La raison de cette étrange admission dans le vocabulaire de Jaurès du concept d’âme humaine, à laquelle les socialistes ne se montrent d’ordinaire pas perméables, est précisément due à son abandon assez précoce des conceptions matérialistes de l’Histoire. Son spiritualisme, qui lui fut reproché à plusieurs reprises, est en effet la clef de voûte de l’articulation qu’il agence entre christianisme et socialisme. Bien moins fasciné par le jeu des forces monumentales qui entraînent par incidence les êtres qu’elles déterminent dans leur mouvement que par l’effet des convictions et des émotions personnelles sur l’action de chacun, il ne renie absolument pas pour autant le déterminisme historique et l’assertion marxiste d’un individu dont « l’être social détermine la conscience ». Mais cette détermination supérieure ne rend pas, selon Jaurès, caduque l’idée d’individu dont la conscience, parce qu’elle réagit aux forces qui la déterminent, est une force active et agissante, dont le mouvement accompagne l’Histoire. Il n’évoque jamais l’existence d’une volonté propre, mais plutôt celle d’une aspiration, qu’il nomme à plusieurs reprises « espoir », voire « espérance », au plus près du lexique chrétien.
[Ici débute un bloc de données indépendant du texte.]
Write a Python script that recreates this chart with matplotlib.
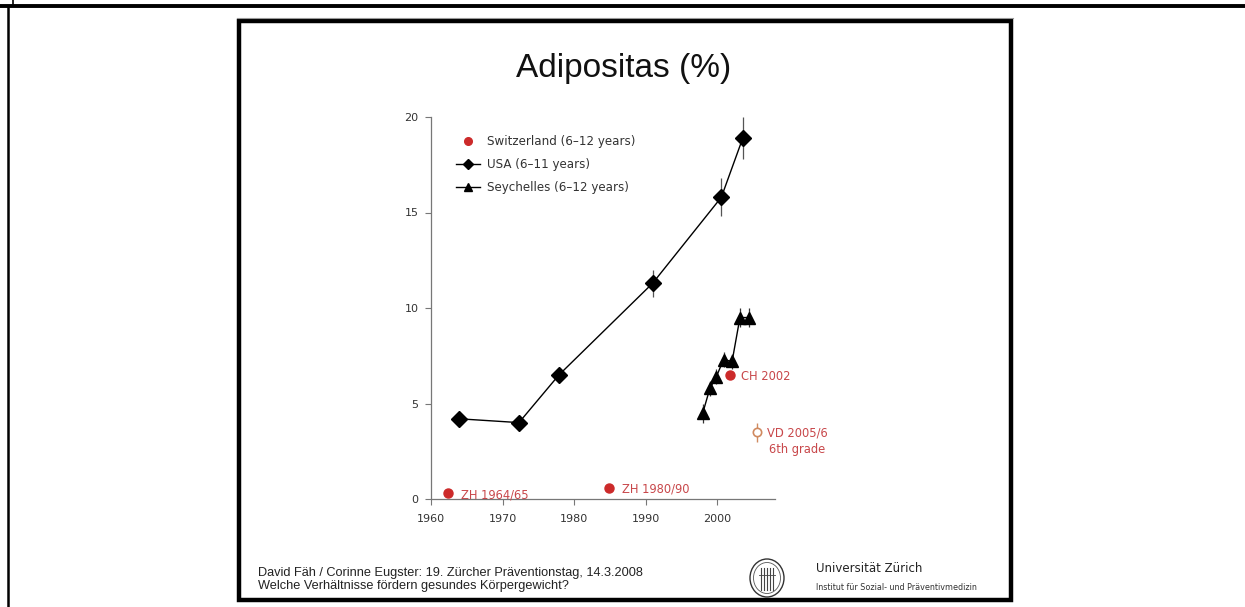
import matplotlib
matplotlib.use("Agg")
import matplotlib.pyplot as plt
from matplotlib.patches import Rectangle, Ellipse
from matplotlib.lines import Line2D

# ---------------- data ----------------
usa_years = [1963.9, 1972.3, 1977.9, 1991.0, 2000.6, 2003.6]
usa_vals = [4.2, 4.0, 6.5, 11.3, 15.8, 18.9]
usa_err = [0.2, 0.2, 0.2, 0.7, 1.0, 1.1]

sey_years = [1998.0, 1999.0, 1999.9, 2000.9, 2002.1, 2003.2, 2004.4]
sey_vals = [4.5, 5.8, 6.4, 7.3, 7.2, 9.5, 9.5]
sey_err = [0.5, 0.4, 0.4, 0.4, 0.4, 0.5, 0.5]

ch_years = [1962.4, 1984.9, 2001.8]
ch_vals = [0.3, 0.6, 6.5]
ch_labels = ["ZH 1964/65", "ZH 1980/90", "CH 2002"]

vd_year = [2005.6]
vd_val = [3.5]
vd_err = [0.5]
vd_label = "VD 2005/6\n6th grade"

x_ticks = [1960, 1970, 1980, 1990, 2000]
y_ticks = [0, 5, 10, 15, 20]

title = "Adipositas (%)"
legend_labels = ["Switzerland (6\u201312 years)", "USA (6\u201311 years)", "Seychelles (6\u201312 years)"]
footer1 = "David Fäh / Corinne Eugster: 19. Zürcher Präventionstag, 14.3.2008"
footer2 = "Welche Verhältnisse fördern gesundes Körpergewicht?"
uni1 = "Universität Zürich"
uni2 = "Institut für Sozial- und Präventivmedizin"

W, H = 1245, 607
RED = "#cc2a2a"
TXTRED = "#c8474a"

fig = plt.figure(figsize=(W / 100, H / 100), dpi=100)
fig.patch.set_facecolor("white")

# background decoration axes in pixel coordinates
bg = fig.add_axes([0, 0, 1, 1])
bg.set_xlim(0, W)
bg.set_ylim(H, 0)
bg.axis("off")
# outer document frame
bg.plot([0, W], [6, 6], color="black", lw=2.8, solid_capstyle="butt")
bg.plot([8, 8], [6, H], color="black", lw=1.8, solid_capstyle="butt")
bg.plot([13, 13], [0, 6], color="black", lw=1.2, solid_capstyle="butt")
# slide frame
bg.plot([237, 1013], [17.5, 17.5], color="#999999", lw=0.8)
bg.add_patch(Rectangle((239, 21), 772, 579, fill=False, edgecolor="black", lw=3.2))

# title
bg.text(624, 68, title, ha="center", va="center", fontsize=24,
        family="Liberation Sans", color="#111111")

# footer
bg.text(258, 573, footer1, ha="left", va="center", fontsize=9.2,
        family="Liberation Sans", color="#222222")
bg.text(258, 586, footer2, ha="left", va="center", fontsize=9.2,
        family="Liberation Sans", color="#222222")
# logo seal
bg.add_patch(Ellipse((767, 578), 34, 38, fill=False, edgecolor="#333333", lw=1.0))
bg.add_patch(Ellipse((767, 578), 27, 31, fill=False, edgecolor="#555555", lw=0.6))
for dx in (-6, -3, 0, 3, 6):
    bg.plot([767 + dx, 767 + dx], [568, 590], color="#444444", lw=0.8)
bg.plot([759, 775], [575, 575], color="#444444", lw=0.6)
bg.text(816, 569, uni1, ha="left", va="center", fontsize=8.5,
        family="Liberation Sans Narrow", color="#222222")
bg.text(816, 587, uni2, ha="left", va="center", fontsize=5.8,
        family="Liberation Sans Narrow", color="#333333")

# ---------------- chart ----------------
ax = fig.add_axes([431 / W, 1 - 499 / H, (775 - 431) / W, (499 - 117) / H])
ax.set_facecolor("none")
ax.set_xlim(1960, 2008.1)
ax.set_ylim(0, 20)
for s in ("top", "right"):
    ax.spines[s].set_visible(False)
for s in ("left", "bottom"):
    ax.spines[s].set_color("#777777")
    ax.spines[s].set_linewidth(0.9)
ax.set_xticks(x_ticks)
ax.set_yticks(y_ticks)
ax.tick_params(axis="both", direction="out", length=4, width=0.8, color="#777777",
               labelsize=8, labelcolor="#333333")
ax.tick_params(axis="x", pad=7)
ax.tick_params(axis="y", pad=5)

# USA
ax.errorbar(usa_years, usa_vals, yerr=usa_err, fmt="-D", color="black", ms=8,
            lw=1.0, elinewidth=0.9, capsize=0, mfc="black", mec="black",
            ecolor="#555555", clip_on=False, zorder=3)
# Seychelles
ax.errorbar(sey_years, sey_vals, yerr=sey_err, fmt="-^", color="black", ms=8,
            lw=1.0, elinewidth=0.9, capsize=0, ecolor="#333333",
            clip_on=False, zorder=3)
# Switzerland
ax.plot(ch_years, ch_vals, "o", color=RED, ms=6.5, clip_on=False, zorder=4)
offsets = [(9, -1), (9, -1), (8, -1)]
for x, y, lab, off in zip(ch_years, ch_vals, ch_labels, offsets):
    ax.annotate(lab, (x, y), xytext=off, textcoords="offset points",
                ha="left", va="center", fontsize=8.3, color=TXTRED)
# VD
ax.errorbar(vd_year, vd_val, yerr=vd_err, fmt="o", ms=6, mfc="white",
            mec="#d08a60", ecolor="#d08a60", elinewidth=1.0, capsize=0,
            mew=1.2, clip_on=False, zorder=4)
ax.annotate(vd_label, (vd_year[0], vd_val[0]), xytext=(7, 4),
            textcoords="offset points", ha="left", va="top",
            fontsize=8.3, color=TXTRED, linespacing=1.3,
            multialignment="center")

# legend
handles = [
    Line2D([], [], ls="none", marker="o", color=RED, ms=5.5),
    Line2D([], [], ls="-", marker="D", color="black", ms=5, lw=1.0),
    Line2D([], [], ls="-", marker="^", color="black", ms=6, lw=1.0),
]
leg = ax.legend(handles, legend_labels, loc="upper left",
                bbox_to_anchor=(0.06, 0.965), frameon=False, fontsize=8.6,
                handlelength=2.0, handletextpad=0.6, labelspacing=0.85,
                borderaxespad=0)
for t in leg.get_texts():
    t.set_color("#333333")

fig.savefig("out.png", dpi=100)
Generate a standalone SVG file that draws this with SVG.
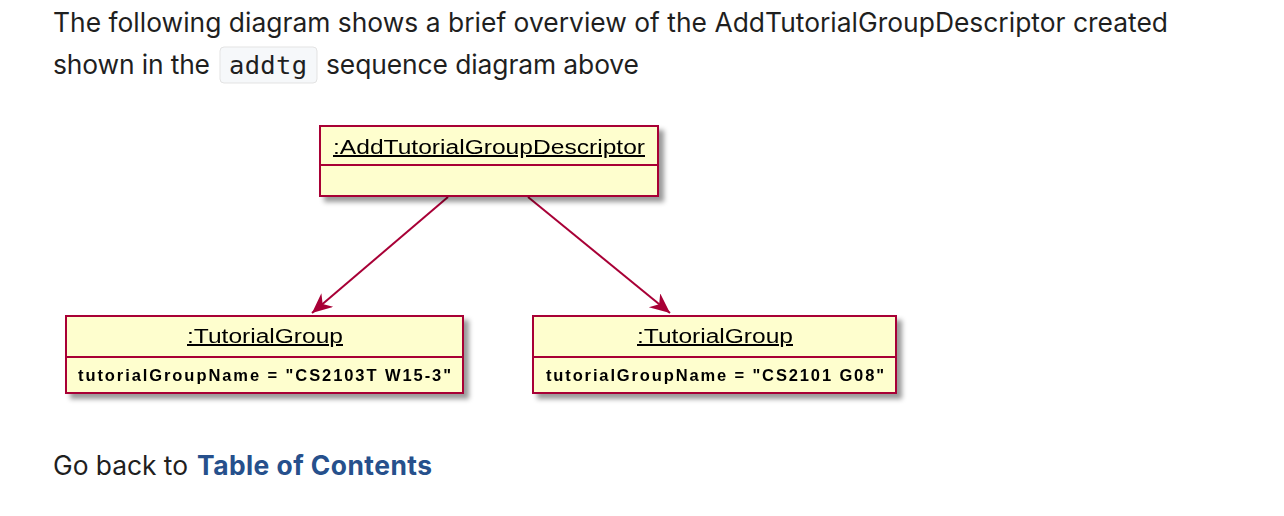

C’est de cette manière qu’il dépasse Marx et son analyse du désir, sans le contredire, mais en précisant au plus profond de l’âme humaine cette « aspiration vers l’infini », qui est la preuve même de l’existence du bien. « Le simple fait que l’on désire un bien absolu prouve que celui-ci existe, car on ne peut désirer quelque chose sans en avoir déjà une préconnaissance ». C’est précisément à ce point que son spiritualisme devient idéalisme. « Puisque votre science constate que la nature s’élève de forme en forme, de degré en degré, sollicitée par un idéal qui est à mes yeux une force transcendante, moi, Église, j’ai devancé, j’ai anticipé la plus audacieuse espérance que puisse suggérer aux hommes cette loi d’évolution montante, et je vous apporte une promesse de vie que les révolutionnaires de la pensée et de l’action n’ont jamais égalée » déclare-t-il à la tribune de la Chambre des députés en 1906, en faisant parler l’Église -par laquelle il faut évidemment comprendre : « la foi ».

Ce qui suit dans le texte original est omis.